TASK GOAL:
Quote the whole listing exactly. Leave the pictures out of your copy.
___ PROVIDED MATERIAL ___
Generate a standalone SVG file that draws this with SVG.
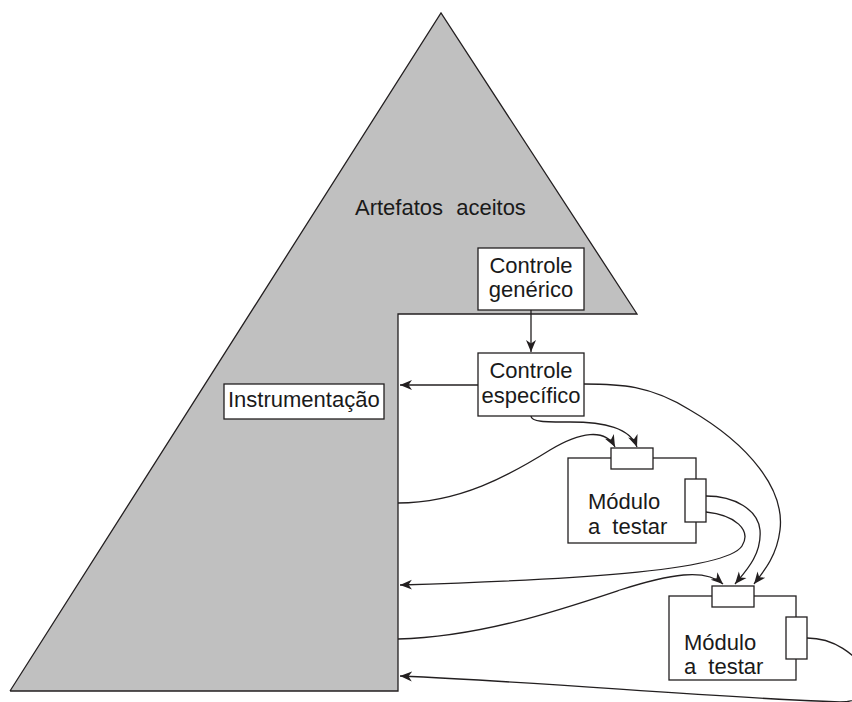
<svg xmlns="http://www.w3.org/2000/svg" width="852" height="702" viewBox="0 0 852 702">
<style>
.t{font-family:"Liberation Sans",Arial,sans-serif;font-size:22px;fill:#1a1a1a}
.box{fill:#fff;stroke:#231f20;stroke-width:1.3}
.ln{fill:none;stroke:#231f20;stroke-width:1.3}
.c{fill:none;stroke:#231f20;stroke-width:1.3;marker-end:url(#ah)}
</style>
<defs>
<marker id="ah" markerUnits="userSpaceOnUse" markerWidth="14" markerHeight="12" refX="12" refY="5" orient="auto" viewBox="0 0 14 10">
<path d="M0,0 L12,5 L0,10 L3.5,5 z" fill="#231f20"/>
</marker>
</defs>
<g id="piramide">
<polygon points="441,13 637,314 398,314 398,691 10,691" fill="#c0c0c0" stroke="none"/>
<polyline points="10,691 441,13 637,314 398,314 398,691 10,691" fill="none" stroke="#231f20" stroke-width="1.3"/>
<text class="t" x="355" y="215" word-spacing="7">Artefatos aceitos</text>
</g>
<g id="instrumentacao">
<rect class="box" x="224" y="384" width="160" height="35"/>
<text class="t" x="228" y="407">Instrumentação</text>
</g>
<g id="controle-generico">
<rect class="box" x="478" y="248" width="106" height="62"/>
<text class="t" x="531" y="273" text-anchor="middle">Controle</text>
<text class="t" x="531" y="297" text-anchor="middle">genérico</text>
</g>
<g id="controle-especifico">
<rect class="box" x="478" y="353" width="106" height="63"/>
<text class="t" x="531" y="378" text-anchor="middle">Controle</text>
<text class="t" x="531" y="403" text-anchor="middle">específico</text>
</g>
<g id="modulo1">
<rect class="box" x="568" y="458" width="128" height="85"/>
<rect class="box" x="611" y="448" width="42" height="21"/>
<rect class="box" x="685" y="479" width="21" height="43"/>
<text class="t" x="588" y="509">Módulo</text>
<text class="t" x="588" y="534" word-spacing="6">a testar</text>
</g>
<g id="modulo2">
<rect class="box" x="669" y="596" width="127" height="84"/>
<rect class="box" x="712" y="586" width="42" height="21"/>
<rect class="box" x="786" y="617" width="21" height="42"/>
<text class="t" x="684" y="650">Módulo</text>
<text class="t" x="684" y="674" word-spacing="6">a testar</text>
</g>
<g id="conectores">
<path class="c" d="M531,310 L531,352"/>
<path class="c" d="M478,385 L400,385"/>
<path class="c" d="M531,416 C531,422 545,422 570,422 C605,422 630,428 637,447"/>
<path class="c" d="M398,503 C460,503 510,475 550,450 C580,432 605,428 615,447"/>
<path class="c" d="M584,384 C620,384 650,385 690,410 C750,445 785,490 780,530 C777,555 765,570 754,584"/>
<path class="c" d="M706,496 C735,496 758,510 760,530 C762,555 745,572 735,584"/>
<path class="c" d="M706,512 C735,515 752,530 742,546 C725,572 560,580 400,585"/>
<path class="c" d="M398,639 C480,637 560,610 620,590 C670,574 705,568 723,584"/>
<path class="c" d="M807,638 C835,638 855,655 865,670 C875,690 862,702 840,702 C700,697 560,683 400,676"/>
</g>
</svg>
___
EXERCISE SOLUTION:
Generate a standalone SVG file that draws this with SVG.
<svg xmlns="http://www.w3.org/2000/svg" width="852" height="702" viewBox="0 0 852 702">
<style>
.t{font-family:"Liberation Sans",Arial,sans-serif;font-size:22px;fill:#1a1a1a}
.box{fill:#fff;stroke:#231f20;stroke-width:1.3}
.ln{fill:none;stroke:#231f20;stroke-width:1.3}
.c{fill:none;stroke:#231f20;stroke-width:1.3;marker-end:url(#ah)}
</style>
<defs>
<marker id="ah" markerUnits="userSpaceOnUse" markerWidth="14" markerHeight="12" refX="12" refY="5" orient="auto" viewBox="0 0 14 10">
<path d="M0,0 L12,5 L0,10 L3.5,5 z" fill="#231f20"/>
</marker>
</defs>
<g id="piramide">
<polygon points="441,13 637,314 398,314 398,691 10,691" fill="#c0c0c0" stroke="none"/>
<polyline points="10,691 441,13 637,314 398,314 398,691 10,691" fill="none" stroke="#231f20" stroke-width="1.3"/>
<text class="t" x="355" y="215" word-spacing="7">Artefatos aceitos</text>
</g>
<g id="instrumentacao">
<rect class="box" x="224" y="384" width="160" height="35"/>
<text class="t" x="228" y="407">Instrumentação</text>
</g>
<g id="controle-generico">
<rect class="box" x="478" y="248" width="106" height="62"/>
<text class="t" x="531" y="273" text-anchor="middle">Controle</text>
<text class="t" x="531" y="297" text-anchor="middle">genérico</text>
</g>
<g id="controle-especifico">
<rect class="box" x="478" y="353" width="106" height="63"/>
<text class="t" x="531" y="378" text-anchor="middle">Controle</text>
<text class="t" x="531" y="403" text-anchor="middle">específico</text>
</g>
<g id="modulo1">
<rect class="box" x="568" y="458" width="128" height="85"/>
<rect class="box" x="611" y="448" width="42" height="21"/>
<rect class="box" x="685" y="479" width="21" height="43"/>
<text class="t" x="588" y="509">Módulo</text>
<text class="t" x="588" y="534" word-spacing="6">a testar</text>
</g>
<g id="modulo2">
<rect class="box" x="669" y="596" width="127" height="84"/>
<rect class="box" x="712" y="586" width="42" height="21"/>
<rect class="box" x="786" y="617" width="21" height="42"/>
<text class="t" x="684" y="650">Módulo</text>
<text class="t" x="684" y="674" word-spacing="6">a testar</text>
</g>
<g id="conectores">
<path class="c" d="M531,310 L531,352"/>
<path class="c" d="M478,385 L400,385"/>
<path class="c" d="M531,416 C531,422 545,422 570,422 C605,422 630,428 637,447"/>
<path class="c" d="M398,503 C460,503 510,475 550,450 C580,432 605,428 615,447"/>
<path class="c" d="M584,384 C620,384 650,385 690,410 C750,445 785,490 780,530 C777,555 765,570 754,584"/>
<path class="c" d="M706,496 C735,496 758,510 760,530 C762,555 745,572 735,584"/>
<path class="c" d="M706,512 C735,515 752,530 742,546 C725,572 560,580 400,585"/>
<path class="c" d="M398,639 C480,637 560,610 620,590 C670,574 705,568 723,584"/>
<path class="c" d="M807,638 C835,638 855,655 865,670 C875,690 862,702 840,702 C700,697 560,683 400,676"/>
</g>
</svg>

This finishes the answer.